╭─ Supplied entries
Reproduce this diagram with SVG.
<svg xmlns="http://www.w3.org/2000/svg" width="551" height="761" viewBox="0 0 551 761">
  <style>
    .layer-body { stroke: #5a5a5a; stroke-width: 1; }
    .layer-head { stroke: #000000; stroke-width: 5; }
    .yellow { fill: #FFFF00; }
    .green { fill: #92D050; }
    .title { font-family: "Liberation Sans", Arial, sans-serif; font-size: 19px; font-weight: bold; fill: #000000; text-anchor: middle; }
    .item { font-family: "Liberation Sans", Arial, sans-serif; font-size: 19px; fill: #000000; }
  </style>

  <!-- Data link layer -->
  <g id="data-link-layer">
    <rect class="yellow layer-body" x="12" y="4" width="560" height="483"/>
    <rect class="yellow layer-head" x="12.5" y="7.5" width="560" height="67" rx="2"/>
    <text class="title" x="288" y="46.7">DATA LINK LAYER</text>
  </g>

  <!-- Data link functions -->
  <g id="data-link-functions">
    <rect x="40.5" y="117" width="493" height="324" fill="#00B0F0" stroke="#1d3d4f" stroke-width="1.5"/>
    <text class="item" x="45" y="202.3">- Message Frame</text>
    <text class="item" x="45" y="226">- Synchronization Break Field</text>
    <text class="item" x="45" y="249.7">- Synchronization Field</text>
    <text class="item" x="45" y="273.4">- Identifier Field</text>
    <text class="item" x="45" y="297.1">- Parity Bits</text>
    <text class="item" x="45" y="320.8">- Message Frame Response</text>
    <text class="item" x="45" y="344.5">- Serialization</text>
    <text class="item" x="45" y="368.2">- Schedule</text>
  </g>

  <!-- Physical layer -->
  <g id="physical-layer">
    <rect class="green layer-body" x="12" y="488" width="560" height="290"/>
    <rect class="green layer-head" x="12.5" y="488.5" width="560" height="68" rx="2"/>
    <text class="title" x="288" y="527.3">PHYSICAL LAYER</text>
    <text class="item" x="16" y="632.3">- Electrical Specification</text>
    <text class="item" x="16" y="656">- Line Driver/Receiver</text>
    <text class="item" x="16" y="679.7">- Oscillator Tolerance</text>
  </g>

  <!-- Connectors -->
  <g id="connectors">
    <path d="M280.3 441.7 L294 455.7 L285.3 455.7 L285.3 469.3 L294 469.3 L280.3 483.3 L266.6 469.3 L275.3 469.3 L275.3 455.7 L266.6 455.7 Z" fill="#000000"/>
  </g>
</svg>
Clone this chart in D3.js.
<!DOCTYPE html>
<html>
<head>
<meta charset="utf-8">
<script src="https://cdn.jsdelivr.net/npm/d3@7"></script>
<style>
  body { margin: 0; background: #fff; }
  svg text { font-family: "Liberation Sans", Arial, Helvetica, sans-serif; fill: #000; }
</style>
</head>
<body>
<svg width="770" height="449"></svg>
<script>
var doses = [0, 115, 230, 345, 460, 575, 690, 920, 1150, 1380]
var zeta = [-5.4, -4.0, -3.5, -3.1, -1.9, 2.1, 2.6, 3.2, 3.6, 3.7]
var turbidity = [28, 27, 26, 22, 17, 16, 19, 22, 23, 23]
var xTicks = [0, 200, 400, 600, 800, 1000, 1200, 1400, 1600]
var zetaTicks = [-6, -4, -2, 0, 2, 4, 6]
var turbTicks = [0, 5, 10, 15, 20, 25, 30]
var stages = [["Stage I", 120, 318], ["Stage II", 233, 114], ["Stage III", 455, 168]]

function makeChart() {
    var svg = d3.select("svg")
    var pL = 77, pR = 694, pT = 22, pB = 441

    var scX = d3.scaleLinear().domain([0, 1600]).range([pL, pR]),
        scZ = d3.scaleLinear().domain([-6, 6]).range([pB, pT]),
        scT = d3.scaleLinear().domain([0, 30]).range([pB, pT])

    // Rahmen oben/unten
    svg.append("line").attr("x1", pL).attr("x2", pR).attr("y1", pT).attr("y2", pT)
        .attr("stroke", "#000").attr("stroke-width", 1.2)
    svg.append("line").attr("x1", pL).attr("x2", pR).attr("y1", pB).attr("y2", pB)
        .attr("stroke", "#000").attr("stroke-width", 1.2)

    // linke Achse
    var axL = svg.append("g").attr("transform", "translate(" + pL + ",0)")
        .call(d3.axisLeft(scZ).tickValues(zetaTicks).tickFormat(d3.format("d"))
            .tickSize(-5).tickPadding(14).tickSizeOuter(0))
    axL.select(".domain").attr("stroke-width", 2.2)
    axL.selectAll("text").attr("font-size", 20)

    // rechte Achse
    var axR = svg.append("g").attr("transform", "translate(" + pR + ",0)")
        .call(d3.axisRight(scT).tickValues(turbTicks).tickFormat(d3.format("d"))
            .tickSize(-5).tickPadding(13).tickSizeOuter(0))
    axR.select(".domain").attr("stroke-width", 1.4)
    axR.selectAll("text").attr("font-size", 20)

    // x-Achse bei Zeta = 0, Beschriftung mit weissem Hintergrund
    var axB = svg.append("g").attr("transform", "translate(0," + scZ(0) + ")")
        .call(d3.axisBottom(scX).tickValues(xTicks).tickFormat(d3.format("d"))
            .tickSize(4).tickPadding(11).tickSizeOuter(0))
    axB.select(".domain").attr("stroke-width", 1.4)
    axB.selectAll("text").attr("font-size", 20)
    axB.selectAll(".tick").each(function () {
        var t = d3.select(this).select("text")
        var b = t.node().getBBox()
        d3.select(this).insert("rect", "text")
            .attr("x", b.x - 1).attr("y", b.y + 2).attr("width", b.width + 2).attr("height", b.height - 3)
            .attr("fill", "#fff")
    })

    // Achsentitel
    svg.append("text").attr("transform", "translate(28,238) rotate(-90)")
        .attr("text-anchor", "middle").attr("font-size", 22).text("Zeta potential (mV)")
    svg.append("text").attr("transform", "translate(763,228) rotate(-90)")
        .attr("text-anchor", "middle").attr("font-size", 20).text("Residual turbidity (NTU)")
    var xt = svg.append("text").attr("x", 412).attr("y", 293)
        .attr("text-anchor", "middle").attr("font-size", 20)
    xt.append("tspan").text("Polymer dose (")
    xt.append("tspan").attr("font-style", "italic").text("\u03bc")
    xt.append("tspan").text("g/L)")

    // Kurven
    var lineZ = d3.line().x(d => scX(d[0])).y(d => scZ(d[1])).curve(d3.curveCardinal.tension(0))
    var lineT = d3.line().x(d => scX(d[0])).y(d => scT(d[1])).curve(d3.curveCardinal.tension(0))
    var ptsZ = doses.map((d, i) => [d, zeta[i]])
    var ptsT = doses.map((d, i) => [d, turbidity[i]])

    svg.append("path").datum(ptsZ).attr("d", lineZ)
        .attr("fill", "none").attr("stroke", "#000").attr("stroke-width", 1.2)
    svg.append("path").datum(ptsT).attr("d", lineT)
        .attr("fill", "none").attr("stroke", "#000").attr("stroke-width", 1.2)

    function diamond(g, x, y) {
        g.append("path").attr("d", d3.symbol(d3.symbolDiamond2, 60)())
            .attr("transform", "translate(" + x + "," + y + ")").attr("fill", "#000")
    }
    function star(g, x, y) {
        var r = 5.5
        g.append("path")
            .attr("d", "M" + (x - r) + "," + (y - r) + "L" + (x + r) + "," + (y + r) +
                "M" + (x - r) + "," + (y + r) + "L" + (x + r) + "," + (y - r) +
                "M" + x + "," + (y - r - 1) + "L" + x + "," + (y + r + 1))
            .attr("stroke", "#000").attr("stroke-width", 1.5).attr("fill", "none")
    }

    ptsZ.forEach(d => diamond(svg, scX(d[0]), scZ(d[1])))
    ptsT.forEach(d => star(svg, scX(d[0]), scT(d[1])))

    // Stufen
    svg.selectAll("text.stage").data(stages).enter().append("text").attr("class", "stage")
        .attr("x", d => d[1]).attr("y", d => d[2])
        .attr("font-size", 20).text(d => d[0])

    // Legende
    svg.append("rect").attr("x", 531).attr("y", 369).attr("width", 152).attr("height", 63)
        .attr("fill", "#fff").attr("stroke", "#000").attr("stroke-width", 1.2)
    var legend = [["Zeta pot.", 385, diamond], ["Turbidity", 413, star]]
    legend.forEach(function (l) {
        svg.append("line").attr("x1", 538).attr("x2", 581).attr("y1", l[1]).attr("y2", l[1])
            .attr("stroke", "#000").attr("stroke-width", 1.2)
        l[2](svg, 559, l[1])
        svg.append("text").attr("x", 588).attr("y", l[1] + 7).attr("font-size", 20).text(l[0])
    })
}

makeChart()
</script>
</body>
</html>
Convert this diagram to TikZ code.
╰─
Look above for every line with the word "this" and copy it.

— Worked solution —
Reproduce this diagram with SVG.
Clone this chart in D3.js.
        var t = d3.select(this).select("text")
        d3.select(this).insert("rect", "text")
Convert this diagram to TikZ code.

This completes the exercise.